Goal
Check each line of the material below for "this", then copy the ones that contain it.

+ + + + + + +

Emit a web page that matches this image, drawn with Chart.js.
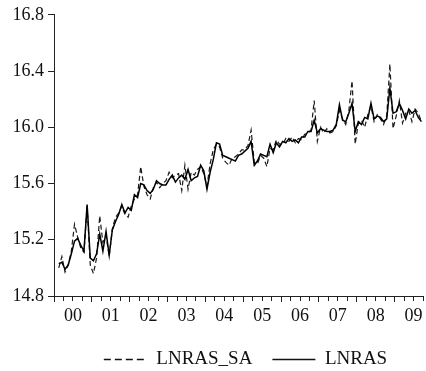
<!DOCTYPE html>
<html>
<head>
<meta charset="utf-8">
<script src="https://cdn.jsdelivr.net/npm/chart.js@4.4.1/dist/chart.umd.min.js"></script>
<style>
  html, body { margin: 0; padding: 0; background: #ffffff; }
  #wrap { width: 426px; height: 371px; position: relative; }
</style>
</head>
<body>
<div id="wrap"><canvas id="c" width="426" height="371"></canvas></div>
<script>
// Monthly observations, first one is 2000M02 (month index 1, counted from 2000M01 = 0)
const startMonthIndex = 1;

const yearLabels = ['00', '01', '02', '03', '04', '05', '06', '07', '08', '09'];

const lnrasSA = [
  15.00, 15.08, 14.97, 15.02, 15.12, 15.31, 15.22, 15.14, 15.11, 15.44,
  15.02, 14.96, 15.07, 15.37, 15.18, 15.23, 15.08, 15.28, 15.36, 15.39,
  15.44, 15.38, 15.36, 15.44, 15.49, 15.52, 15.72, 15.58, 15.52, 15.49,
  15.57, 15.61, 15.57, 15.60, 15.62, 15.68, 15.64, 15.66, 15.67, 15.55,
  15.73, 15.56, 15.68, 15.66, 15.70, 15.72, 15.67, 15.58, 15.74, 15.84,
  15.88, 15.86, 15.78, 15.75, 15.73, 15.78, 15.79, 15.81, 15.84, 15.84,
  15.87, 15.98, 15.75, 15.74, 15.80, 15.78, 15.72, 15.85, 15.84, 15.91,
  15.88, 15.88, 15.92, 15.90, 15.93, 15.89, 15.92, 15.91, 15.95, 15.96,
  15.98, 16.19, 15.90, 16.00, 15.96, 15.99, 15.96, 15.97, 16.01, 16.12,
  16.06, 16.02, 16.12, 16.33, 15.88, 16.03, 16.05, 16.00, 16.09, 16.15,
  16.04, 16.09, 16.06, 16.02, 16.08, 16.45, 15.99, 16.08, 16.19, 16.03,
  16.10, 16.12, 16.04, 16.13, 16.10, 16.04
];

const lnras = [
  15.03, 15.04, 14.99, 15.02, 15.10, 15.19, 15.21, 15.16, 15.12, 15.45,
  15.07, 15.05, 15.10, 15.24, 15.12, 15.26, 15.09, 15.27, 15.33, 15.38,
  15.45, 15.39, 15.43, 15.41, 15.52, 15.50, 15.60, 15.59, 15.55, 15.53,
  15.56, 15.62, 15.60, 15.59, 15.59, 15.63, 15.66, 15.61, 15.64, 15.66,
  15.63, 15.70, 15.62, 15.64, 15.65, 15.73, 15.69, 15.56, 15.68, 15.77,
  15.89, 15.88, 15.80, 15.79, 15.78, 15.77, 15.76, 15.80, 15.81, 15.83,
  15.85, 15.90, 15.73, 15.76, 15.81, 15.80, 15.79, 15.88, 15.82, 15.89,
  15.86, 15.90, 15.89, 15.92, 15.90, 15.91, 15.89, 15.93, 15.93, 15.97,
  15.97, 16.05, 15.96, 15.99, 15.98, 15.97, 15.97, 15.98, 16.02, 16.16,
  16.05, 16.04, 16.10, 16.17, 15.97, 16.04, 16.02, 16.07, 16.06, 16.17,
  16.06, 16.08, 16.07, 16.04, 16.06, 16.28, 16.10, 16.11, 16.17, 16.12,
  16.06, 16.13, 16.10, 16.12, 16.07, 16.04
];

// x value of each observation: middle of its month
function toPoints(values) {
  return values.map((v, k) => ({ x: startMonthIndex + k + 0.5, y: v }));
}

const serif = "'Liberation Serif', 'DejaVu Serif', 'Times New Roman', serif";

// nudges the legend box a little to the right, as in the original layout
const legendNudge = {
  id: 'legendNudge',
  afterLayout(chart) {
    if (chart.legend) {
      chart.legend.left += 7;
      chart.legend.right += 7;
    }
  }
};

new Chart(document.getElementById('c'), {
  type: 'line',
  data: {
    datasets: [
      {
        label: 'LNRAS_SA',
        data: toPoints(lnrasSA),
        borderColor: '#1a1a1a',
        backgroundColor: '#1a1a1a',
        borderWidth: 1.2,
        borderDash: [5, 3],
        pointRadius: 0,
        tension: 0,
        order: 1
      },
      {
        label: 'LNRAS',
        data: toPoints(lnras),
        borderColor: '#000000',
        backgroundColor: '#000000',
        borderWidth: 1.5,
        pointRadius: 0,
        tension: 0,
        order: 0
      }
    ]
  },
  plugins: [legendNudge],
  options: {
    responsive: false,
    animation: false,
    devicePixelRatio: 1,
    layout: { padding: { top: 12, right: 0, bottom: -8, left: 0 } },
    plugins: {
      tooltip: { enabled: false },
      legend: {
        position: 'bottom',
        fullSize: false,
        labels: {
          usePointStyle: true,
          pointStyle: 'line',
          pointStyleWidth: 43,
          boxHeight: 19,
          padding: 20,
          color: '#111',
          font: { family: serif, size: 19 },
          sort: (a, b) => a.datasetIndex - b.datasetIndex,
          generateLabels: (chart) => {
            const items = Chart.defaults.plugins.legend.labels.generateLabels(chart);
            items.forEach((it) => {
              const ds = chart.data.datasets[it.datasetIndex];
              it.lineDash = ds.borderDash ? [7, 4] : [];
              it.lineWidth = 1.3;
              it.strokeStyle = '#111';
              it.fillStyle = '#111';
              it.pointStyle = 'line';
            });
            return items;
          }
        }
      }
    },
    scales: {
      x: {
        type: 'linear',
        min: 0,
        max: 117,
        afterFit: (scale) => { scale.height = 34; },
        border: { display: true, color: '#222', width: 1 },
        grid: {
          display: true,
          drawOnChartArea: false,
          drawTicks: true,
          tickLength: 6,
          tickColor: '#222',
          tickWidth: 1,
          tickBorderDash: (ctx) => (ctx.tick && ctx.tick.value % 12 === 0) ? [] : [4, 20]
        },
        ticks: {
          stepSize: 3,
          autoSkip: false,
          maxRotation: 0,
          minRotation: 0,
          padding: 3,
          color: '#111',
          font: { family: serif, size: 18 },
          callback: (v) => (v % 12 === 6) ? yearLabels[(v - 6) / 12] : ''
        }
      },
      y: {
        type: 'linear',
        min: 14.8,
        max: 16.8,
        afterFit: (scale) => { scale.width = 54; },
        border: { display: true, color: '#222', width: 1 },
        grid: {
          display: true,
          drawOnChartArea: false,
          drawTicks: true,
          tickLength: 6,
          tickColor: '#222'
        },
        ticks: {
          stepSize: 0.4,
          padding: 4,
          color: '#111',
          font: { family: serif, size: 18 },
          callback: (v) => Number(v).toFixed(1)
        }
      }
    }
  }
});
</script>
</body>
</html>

+ + + + + + +

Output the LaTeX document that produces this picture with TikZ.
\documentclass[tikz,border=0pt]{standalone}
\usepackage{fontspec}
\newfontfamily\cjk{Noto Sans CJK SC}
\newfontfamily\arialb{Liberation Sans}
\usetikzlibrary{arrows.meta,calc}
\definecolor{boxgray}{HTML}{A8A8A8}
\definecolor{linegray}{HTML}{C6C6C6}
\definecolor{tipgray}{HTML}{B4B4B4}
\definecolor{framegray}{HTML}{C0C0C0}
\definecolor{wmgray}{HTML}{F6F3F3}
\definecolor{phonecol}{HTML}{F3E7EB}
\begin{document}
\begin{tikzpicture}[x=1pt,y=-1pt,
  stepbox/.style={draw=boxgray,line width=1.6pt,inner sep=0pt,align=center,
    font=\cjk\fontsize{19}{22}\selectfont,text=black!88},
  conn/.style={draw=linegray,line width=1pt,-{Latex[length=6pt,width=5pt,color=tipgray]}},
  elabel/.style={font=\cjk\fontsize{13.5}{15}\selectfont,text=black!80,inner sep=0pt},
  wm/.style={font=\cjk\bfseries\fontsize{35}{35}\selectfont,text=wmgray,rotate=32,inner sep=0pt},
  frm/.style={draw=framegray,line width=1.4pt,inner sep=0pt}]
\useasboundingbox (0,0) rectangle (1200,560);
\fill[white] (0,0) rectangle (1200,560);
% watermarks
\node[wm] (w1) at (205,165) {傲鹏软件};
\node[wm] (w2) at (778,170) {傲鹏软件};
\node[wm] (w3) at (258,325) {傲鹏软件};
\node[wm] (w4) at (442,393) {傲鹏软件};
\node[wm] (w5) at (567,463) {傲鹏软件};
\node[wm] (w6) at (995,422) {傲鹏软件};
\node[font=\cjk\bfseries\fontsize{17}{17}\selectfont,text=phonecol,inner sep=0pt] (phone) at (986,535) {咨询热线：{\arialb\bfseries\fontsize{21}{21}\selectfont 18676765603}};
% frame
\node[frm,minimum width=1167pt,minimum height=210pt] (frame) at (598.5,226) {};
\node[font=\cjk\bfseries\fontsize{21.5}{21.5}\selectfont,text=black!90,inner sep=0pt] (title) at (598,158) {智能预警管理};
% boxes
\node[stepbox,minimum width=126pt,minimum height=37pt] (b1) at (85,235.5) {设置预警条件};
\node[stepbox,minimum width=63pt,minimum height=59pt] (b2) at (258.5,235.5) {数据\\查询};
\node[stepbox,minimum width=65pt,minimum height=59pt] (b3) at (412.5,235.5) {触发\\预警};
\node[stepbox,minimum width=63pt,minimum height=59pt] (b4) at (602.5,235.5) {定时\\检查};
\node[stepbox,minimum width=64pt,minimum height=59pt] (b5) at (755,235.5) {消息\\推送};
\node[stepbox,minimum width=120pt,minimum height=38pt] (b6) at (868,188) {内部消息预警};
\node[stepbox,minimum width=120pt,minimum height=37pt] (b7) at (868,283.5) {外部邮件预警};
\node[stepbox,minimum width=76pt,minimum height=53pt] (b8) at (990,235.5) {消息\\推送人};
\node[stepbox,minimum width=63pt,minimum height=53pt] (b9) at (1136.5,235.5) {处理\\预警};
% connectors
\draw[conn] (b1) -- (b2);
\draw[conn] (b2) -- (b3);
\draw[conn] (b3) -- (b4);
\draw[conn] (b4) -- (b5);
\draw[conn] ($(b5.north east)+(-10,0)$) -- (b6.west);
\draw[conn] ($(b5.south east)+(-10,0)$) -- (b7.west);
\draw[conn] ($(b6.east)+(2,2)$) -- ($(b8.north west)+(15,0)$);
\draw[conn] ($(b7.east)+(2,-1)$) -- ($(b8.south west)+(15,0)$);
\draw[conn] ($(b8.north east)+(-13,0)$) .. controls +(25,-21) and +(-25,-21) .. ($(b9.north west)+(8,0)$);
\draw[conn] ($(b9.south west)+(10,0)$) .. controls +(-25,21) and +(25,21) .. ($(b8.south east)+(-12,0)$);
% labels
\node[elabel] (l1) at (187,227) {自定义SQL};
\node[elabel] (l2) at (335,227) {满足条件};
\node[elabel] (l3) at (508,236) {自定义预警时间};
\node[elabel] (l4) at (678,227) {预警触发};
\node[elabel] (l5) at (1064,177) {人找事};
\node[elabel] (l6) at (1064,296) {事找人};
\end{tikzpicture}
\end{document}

+ + + + + + +

Response to the exercise
Emit a web page that matches this image, drawn with Chart.js.
Output the LaTeX document that produces this picture with TikZ.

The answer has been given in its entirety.